8. Summary and Conclusion

Diagnostic	Linear Model	Quadratic Model
Residual pattern	U-shape (bad)	Random scatter (good)
Nonlinearity missed	Yes	No
R-squared	0.6059	0.6876
SSE	9385.92	7442.03
Verdict	Insufficient	Better fit

Key Takeaway

The Residual vs. Fitted plot is a powerful and simple diagnostic for detecting nonlinearity in regression models.
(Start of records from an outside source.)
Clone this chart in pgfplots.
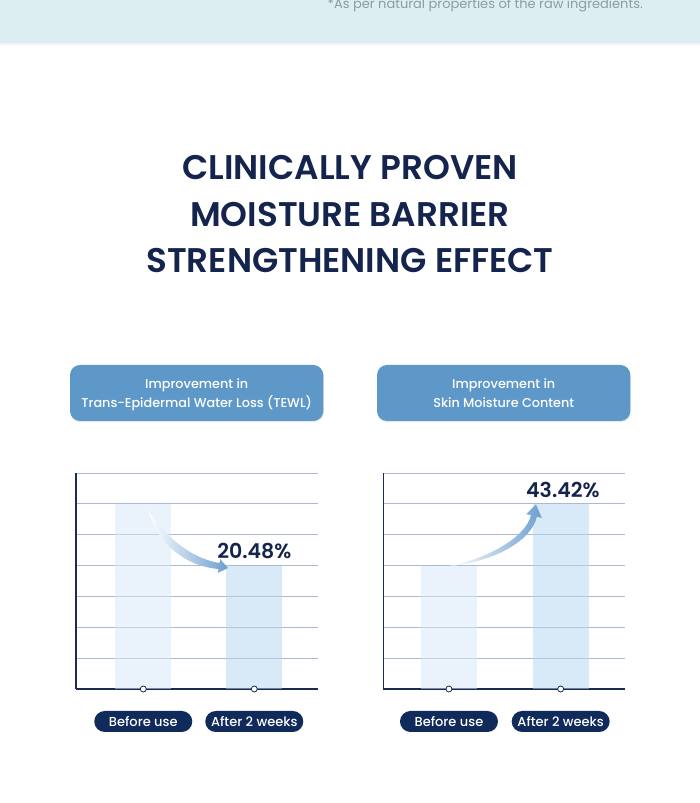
\documentclass[border=0pt]{standalone}
\usepackage{fontspec}
\usepackage{pgfplots}
\pgfplotsset{compat=1.18}
\setmainfont{Poppins}
\newfontfamily\medfont{Poppins Medium}
\newfontfamily\semifont{Poppins SemiBold}

\definecolor{navy}{HTML}{14244D}
\definecolor{pill}{HTML}{0F2A5B}
\definecolor{axisc}{HTML}{1B2B52}
\definecolor{gridc}{HTML}{ABBACD}
\definecolor{barA}{HTML}{D7E9FB}
\definecolor{barB}{HTML}{B3D5F3}
\definecolor{header}{HTML}{5D98C9}
\definecolor{band}{HTML}{DDEEF2}
\definecolor{footgray}{HTML}{8D9BA4}
\definecolor{arrowc}{HTML}{6C9FD0}

\pgfplotsset{
  chart/.style={
    scale only axis,
    height=216pt,
    ymin=0, ymax=7,
    axis x line=bottom, axis y line=left,
    axis line style={draw=axisc, line width=1.3pt, -},
    xtick={1,2},
    xticklabels={Before use, After 2 weeks},
    ytick={1,2,3,4,5,6,7},
    yticklabels={},
    ymajorgrids,
    grid style={draw=gridc, line width=0.9pt},
    major tick length=0pt,
    xticklabel style={fill=pill, text=white, rounded corners=10.5pt,
      minimum height=21pt, minimum width=98pt, inner xsep=4pt, inner ysep=0pt,
      text height=9.5pt, text depth=0pt,
      anchor=center, yshift=-32.5pt,
      font=\medfont\fontsize{13}{15}\selectfont},
    clip=false,
  },
  before/.style={ybar, bar width=56pt, bar shift=0pt, draw=none,
    fill=barA, fill opacity=0.5},
  after/.style={ybar, bar width=56pt, bar shift=0pt, draw=none,
    fill=barB, fill opacity=0.5},
  dots/.style={only marks, mark=*, mark size=3pt,
    mark options={fill=white, draw=axisc, line width=0.8pt}},
}

\begin{document}
\begin{tikzpicture}[x=1pt, y=1pt]
\fill[white] (0,0) rectangle (700,803);

% top band
\fill[band] (0,760) rectangle (700,803);
\fill[black, opacity=0.04] (0,758) rectangle (700,760);

% title
\begin{scope}[every node/.style={anchor=base, text=navy, inner sep=0pt,
    font=\semifont\fontsize{34.2}{36}\selectfont}]
  \node at (350,623) {CLINICALLY PROVEN};
  \node at (350,576) {MOISTURE BARRIER};
  \node at (350,530) {STRENGTHENING EFFECT};
\end{scope}

% header boxes
\fill[black, opacity=0.08, rounded corners=10pt] (70.5,380.5) rectangle (323.8,436.5);
\fill[header, rounded corners=10pt] (70,382) rectangle (323.3,438);
\fill[black, opacity=0.08, rounded corners=10pt] (377.5,380.5) rectangle (630.8,436.5);
\fill[header, rounded corners=10pt] (377,382) rectangle (630.3,438);
\begin{scope}[every node/.style={anchor=base, text=white, inner sep=0pt,
    font=\medfont\fontsize{12.8}{14}\selectfont}]
  \node at (196.7,414) {Improvement in};
  \node at (196.7,395) {Trans-Epidermal Water Loss (TEWL)};
  \node at (503.7,414) {Improvement in};
  \node at (503.7,395) {Skin Moisture Content};
\end{scope}

% TEWL chart: lower is better
\begin{axis}[chart, at={(76pt,114pt)}, anchor=south west, width=242pt,
  xmin=0.394, xmax=2.574]
  \addplot[before] coordinates {(1,6)};
  \addplot[after] coordinates {(2,4)};
  \shade[left color=white, right color=arrowc]
    (1.043,5.801) .. controls (1.178,5.056) and (1.403,4.245) .. (1.687,4.083)
    -- (1.693,4.210) -- (1.763,3.921) -- (1.671,3.762) -- (1.678,3.889)
    .. controls (1.358,3.986) and (1.115,4.796) .. (1.043,5.801) -- cycle;
  \node[anchor=base, text=navy, inner sep=0pt,
    font=\semifont\fontsize{20.5}{22}\selectfont] at (2,4) [yshift=7pt] {20.48\%};
  \addplot[dots] coordinates {(1,0) (2,0)};
\end{axis}

% skin moisture chart: higher is better
\begin{axis}[chart, at={(383.3pt,114pt)}, anchor=south west, width=241.7pt,
  xmin=0.412, xmax=2.576]
  \addplot[before] coordinates {(1,4)};
  \addplot[after] coordinates {(2,6)};
  \shade[left color=white, right color=arrowc]
    (1.009,3.986) .. controls (1.385,4.116) and (1.734,4.764) .. (1.787,5.584)
    -- (1.831,5.545) -- (1.779,5.982) -- (1.691,5.668) -- (1.735,5.629)
    .. controls (1.681,4.894) and (1.349,4.245) .. (1.009,3.986) -- cycle;
  \node[anchor=base, text=navy, inner sep=0pt,
    font=\semifont\fontsize{20.5}{22}\selectfont] at (2.02,6) [yshift=6pt] {43.42\%};
  \addplot[dots] coordinates {(1,0) (2,0)};
\end{axis}

% footnote, cut by the top edge of the page
\path[use as bounding box] (0,0) rectangle (700,803);
\begin{scope}
  \clip (0,0) rectangle (700,803);
  \node[anchor=base east, text=footgray, inner sep=0pt,
    font=\fontsize{13}{16}\selectfont] at (643,794)
    {*As per natural properties of the raw ingredients.};
\end{scope}
\end{tikzpicture}
\end{document}
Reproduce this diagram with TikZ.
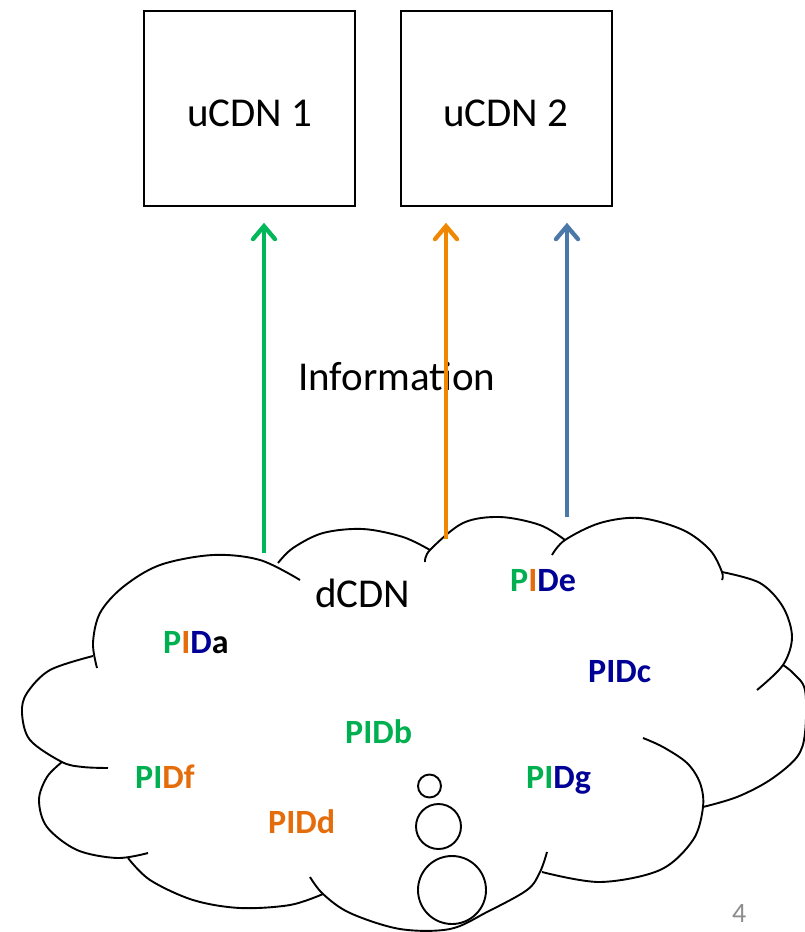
\documentclass[tikz,border=0pt]{standalone}
\usepackage{fontspec}
\setmainfont{Carlito}
\usetikzlibrary{arrows.meta}
\definecolor{pidgreen}{RGB}{0,176,80}
\definecolor{pidorange}{RGB}{228,108,10}
\definecolor{pidblue}{RGB}{0,0,150}
\definecolor{arrgreen}{RGB}{0,184,90}
\definecolor{arrorange}{RGB}{240,135,0}
\definecolor{arrblue}{RGB}{74,120,168}
\definecolor{pagegray}{RGB}{140,140,140}
\begin{document}
\begin{tikzpicture}[x=1pt,y=-1pt,
  box/.style={draw, line width=1.6pt, minimum width=211pt, minimum height=195pt, inner sep=0},
  lbl/.style={anchor=base west, inner sep=0, font=\fontsize{41}{49}\selectfont},
  pid/.style={anchor=base west, inner sep=0, font=\fontsize{34}{40}\selectfont\bfseries},
  infoarrow/.style={line width=4.3pt, -{Straight Barb[length=13pt,width=22pt,line cap=round]}, shorten >=16pt},
  cloudline/.style={line width=1.9pt},
  bubble/.style={circle, draw, line width=1.9pt, inner sep=0}]
\path[use as bounding box] (0,0) rectangle (805,932);

% upstream CDN boxes
\node[box] (u1) at (249.5,108.5) {};
\node[box] (u2) at (506.5,108.5) {};
\node[lbl] (u1t) at (187,126) {uCDN 1};
\node[lbl] (u2t) at (443,126) {uCDN 2};

% label
\node[lbl] (info) at (298,390) {Information};

% cloud lobes
\draw[cloudline] plot[smooth, tension=0.55] coordinates {(97,668) (93,643) (100,613) (123,587) (160,565) (213,555) (260,560) (300,580)};
\draw[cloudline] plot[smooth, tension=0.55] coordinates {(93,656) (50,670) (27,693) (22,713) (30,740) (62,762) (83,767) (108,768)};
\draw[cloudline] plot[smooth, tension=0.55] coordinates {(62,762) (47,777) (39,800) (47,827) (77,850) (117,858) (148,853)};
\draw[cloudline] plot[smooth, tension=0.55] coordinates {(128,858) (150,880) (193,900) (240,908) (290,905) (323,894)};
\draw[cloudline] plot[smooth, tension=0.55] coordinates {(310,877) (323,894) (350,913) (400,929) (450,929) (487,912) (527,890) (540,872) (547,852)};
\draw[cloudline] plot[smooth, tension=0.55] coordinates {(542,872) (600,882) (660,870) (693,840) (703,807) (700,783) (687,763) (663,747) (643,738)};
\draw[cloudline] plot[smooth, tension=0.55] coordinates {(703,807) (737,797) (770,780) (797,757) (805,733) (805,690) (793,673) (783,665)};
\draw[cloudline] plot[smooth, tension=0.55] coordinates {(757,690) (783,665) (792,637) (783,607) (760,583) (722,572)};
\draw[cloudline] plot[smooth, tension=0.55] coordinates {(722,580) (722,572) (710,550) (683,530) (640,518) (600,523) (565,540) (552,555)};
\draw[cloudline] plot[smooth, tension=0.55] coordinates {(565,540) (540,525) (500,517) (463,523) (430,550) (425,562)};
\draw[cloudline] plot[smooth, tension=0.55] coordinates {(430,550) (403,537) (363,529) (323,533) (293,548) (278,563)};

% thought bubbles
\node[bubble, minimum size=23pt] (b1) at (429.5,786) {};
\node[bubble, minimum size=45pt] (b2) at (438.5,826.5) {};
\node[bubble, minimum size=68pt] (b3) at (452,890) {};

% arrows
\coordinate (gs) at (264,553);
\coordinate (os) at (446,539);
\coordinate (bs) at (567,517);
\draw[infoarrow, arrgreen] (gs) -- (gs |- u1.south);
\draw[infoarrow, arrorange] (os) -- (os |- u2.south);
\draw[infoarrow, arrblue] (bs) -- (bs |- u2.south);

% cloud texts
\node[lbl] (dcdn) at (315,607) {dCDN};
\node[pid] (pa) at (163,653) {\textcolor{pidgreen}{P}\textcolor{pidorange}{I}\textcolor{pidblue}{D}a};
\node[pid] (pe) at (510,591) {\textcolor{pidgreen}{P}\textcolor{pidorange}{I}\textcolor{pidblue}{De}};
\node[pid] (pc) at (588,682) {\textcolor{pidblue}{PIDc}};
\node[pid] (pb) at (345,743) {\textcolor{pidgreen}{PIDb}};
\node[pid] (pf) at (135,788) {\textcolor{pidgreen}{PI}\textcolor{pidorange}{Df}};
\node[pid] (pg) at (526,788) {\textcolor{pidgreen}{PI}\textcolor{pidblue}{Dg}};
\node[pid] (pd) at (268,833) {\textcolor{pidorange}{PIDd}};

% page number
\node[anchor=base west, inner sep=0, font=\fontsize{28}{34}\selectfont, text=pagegray] (pn) at (732,922) {4};
\end{tikzpicture}
\end{document}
A U-shape or systematic curve in the residuals means the model is missing a nonlinear trend — the errors are structured, not random.
Adding a polynomial (quadratic) term flattens the residual pattern, reduces SSE, and raises R-squared — confirming the relationship between mpg and horsepower is better described by a curve than a straight line.

Rule of thumb:

If your residuals look random around zero → the model is working well.
If you see a U-shape, arch, or wave → try adding a polynomial or log transformation.